▶ Problem statement
In the listing that follows, retype every line from the first through the one containing "import seaborn as sns". Pictures are to be left out.

▶ Information shown
□ □ □ □ □

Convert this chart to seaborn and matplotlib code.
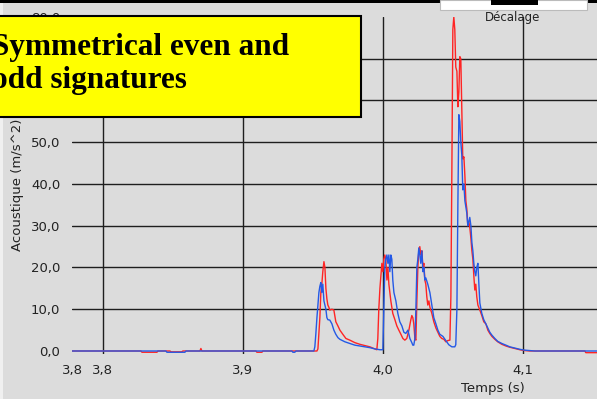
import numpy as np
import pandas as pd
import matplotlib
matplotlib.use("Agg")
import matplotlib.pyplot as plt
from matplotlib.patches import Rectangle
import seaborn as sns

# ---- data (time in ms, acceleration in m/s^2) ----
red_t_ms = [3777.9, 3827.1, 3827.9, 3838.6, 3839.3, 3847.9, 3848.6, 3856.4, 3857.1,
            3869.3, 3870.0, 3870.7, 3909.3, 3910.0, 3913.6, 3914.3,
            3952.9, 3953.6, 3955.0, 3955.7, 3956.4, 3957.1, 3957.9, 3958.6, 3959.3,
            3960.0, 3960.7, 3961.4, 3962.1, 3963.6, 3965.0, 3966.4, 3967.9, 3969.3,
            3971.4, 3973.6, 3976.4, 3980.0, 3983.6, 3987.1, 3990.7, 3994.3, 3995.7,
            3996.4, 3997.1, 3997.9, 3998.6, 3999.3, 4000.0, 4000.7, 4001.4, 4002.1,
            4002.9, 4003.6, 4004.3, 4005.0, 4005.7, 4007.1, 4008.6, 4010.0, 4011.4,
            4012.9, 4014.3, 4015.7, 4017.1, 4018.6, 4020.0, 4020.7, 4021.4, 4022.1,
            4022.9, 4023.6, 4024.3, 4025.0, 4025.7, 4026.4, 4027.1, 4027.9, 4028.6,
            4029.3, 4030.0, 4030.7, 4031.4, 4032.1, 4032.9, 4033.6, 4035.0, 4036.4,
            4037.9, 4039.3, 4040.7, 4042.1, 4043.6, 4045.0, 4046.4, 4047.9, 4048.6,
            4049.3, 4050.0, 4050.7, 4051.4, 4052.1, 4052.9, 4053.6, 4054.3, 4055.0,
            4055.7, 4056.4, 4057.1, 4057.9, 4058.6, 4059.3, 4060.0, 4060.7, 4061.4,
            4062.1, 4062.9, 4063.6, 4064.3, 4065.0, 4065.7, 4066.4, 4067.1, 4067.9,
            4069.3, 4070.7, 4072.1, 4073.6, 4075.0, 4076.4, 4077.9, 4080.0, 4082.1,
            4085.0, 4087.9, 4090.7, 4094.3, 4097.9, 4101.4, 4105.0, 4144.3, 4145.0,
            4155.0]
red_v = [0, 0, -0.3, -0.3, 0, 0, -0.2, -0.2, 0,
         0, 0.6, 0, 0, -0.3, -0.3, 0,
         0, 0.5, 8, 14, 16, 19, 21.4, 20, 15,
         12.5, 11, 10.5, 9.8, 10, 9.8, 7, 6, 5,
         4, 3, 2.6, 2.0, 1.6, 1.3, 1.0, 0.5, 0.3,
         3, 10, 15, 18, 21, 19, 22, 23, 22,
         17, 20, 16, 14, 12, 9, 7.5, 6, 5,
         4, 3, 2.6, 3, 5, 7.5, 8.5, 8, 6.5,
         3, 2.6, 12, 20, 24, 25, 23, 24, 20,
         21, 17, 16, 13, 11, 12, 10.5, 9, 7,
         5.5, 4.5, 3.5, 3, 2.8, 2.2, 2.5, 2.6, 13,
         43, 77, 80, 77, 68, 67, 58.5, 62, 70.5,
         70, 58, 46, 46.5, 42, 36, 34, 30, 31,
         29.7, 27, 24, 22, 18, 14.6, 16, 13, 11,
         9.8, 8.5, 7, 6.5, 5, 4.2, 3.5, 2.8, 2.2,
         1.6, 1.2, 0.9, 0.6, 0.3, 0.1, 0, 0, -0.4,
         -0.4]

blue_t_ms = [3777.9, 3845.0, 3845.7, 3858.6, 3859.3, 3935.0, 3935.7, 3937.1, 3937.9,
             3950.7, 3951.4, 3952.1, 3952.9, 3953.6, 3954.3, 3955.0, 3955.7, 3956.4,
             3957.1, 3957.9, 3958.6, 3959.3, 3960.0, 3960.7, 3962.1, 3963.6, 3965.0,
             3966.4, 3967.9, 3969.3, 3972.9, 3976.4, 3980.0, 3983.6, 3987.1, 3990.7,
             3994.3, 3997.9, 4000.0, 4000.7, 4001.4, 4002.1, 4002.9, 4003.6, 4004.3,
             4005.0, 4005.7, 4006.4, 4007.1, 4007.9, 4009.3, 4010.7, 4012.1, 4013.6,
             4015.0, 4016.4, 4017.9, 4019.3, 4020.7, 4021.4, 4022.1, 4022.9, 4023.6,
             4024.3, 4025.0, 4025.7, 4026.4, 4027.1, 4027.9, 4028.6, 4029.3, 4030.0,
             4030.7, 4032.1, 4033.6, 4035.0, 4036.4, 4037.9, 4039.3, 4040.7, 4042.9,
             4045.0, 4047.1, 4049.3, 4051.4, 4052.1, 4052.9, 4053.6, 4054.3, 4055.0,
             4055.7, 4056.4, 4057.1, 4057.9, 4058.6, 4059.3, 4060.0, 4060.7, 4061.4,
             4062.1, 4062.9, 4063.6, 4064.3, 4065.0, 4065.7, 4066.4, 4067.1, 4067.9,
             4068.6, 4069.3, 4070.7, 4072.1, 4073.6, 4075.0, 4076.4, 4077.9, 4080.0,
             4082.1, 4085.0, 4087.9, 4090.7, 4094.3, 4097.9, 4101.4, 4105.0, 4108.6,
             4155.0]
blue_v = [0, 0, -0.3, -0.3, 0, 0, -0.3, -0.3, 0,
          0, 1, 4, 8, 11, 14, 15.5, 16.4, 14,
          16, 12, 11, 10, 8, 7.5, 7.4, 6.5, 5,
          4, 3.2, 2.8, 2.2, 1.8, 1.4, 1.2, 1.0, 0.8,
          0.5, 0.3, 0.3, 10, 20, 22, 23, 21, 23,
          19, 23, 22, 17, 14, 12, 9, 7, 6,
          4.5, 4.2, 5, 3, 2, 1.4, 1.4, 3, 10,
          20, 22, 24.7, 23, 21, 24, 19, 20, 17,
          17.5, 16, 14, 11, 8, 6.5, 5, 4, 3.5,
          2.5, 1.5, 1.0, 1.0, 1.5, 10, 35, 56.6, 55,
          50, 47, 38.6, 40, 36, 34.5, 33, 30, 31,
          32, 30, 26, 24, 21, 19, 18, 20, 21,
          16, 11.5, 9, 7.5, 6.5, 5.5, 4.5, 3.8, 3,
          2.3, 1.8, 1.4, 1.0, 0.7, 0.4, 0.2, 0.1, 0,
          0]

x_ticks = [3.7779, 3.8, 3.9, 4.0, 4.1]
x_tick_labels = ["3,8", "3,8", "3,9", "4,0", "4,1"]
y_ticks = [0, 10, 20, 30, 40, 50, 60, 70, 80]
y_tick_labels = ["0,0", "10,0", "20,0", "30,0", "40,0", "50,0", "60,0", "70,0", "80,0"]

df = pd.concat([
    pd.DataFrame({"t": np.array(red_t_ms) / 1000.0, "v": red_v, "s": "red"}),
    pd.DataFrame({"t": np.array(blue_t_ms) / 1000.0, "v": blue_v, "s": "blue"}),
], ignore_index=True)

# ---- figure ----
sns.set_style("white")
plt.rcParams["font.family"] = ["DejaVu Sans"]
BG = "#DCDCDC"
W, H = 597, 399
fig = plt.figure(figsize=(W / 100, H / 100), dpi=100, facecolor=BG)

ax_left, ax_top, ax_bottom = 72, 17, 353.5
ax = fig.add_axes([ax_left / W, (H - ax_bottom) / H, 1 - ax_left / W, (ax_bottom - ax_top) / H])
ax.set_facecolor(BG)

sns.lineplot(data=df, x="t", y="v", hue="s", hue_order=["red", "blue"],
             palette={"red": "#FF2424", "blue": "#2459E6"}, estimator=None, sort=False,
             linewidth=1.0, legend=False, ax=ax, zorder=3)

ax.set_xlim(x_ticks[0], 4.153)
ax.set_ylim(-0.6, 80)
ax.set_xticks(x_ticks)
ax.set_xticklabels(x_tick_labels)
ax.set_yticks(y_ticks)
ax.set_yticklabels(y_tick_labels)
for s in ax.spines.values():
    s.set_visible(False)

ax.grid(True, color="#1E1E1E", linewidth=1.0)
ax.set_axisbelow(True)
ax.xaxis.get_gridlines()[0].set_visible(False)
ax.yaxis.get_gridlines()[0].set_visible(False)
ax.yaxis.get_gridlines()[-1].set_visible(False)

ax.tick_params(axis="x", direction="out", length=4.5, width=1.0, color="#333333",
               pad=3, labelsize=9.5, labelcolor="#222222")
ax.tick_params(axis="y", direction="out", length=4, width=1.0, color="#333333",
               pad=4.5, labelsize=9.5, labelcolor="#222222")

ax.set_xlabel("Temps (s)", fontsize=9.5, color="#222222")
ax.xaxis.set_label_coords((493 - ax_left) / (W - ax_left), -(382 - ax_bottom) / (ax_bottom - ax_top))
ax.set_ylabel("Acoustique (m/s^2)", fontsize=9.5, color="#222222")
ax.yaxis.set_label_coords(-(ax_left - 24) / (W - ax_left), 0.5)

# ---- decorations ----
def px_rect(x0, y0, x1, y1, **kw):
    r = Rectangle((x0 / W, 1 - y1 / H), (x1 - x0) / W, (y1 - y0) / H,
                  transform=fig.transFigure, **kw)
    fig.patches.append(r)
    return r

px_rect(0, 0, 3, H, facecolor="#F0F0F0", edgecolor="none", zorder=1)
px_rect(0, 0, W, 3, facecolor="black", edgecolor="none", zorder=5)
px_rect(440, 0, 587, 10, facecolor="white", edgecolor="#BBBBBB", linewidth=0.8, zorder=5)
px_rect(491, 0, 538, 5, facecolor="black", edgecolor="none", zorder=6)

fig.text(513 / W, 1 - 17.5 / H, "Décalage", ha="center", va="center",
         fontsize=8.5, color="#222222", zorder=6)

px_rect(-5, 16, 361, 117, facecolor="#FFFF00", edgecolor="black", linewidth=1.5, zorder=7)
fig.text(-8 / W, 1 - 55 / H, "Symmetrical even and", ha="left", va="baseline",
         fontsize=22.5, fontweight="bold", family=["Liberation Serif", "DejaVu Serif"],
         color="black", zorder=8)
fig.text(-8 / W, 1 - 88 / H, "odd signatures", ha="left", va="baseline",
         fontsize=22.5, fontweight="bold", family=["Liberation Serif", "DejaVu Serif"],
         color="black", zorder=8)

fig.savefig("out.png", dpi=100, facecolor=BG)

□ □ □ □ □

▶ Result for this exercise
Convert this chart to seaborn and matplotlib code.
import numpy as np
import pandas as pd
import matplotlib
matplotlib.use("Agg")
import matplotlib.pyplot as plt
from matplotlib.patches import Rectangle
import seaborn as sns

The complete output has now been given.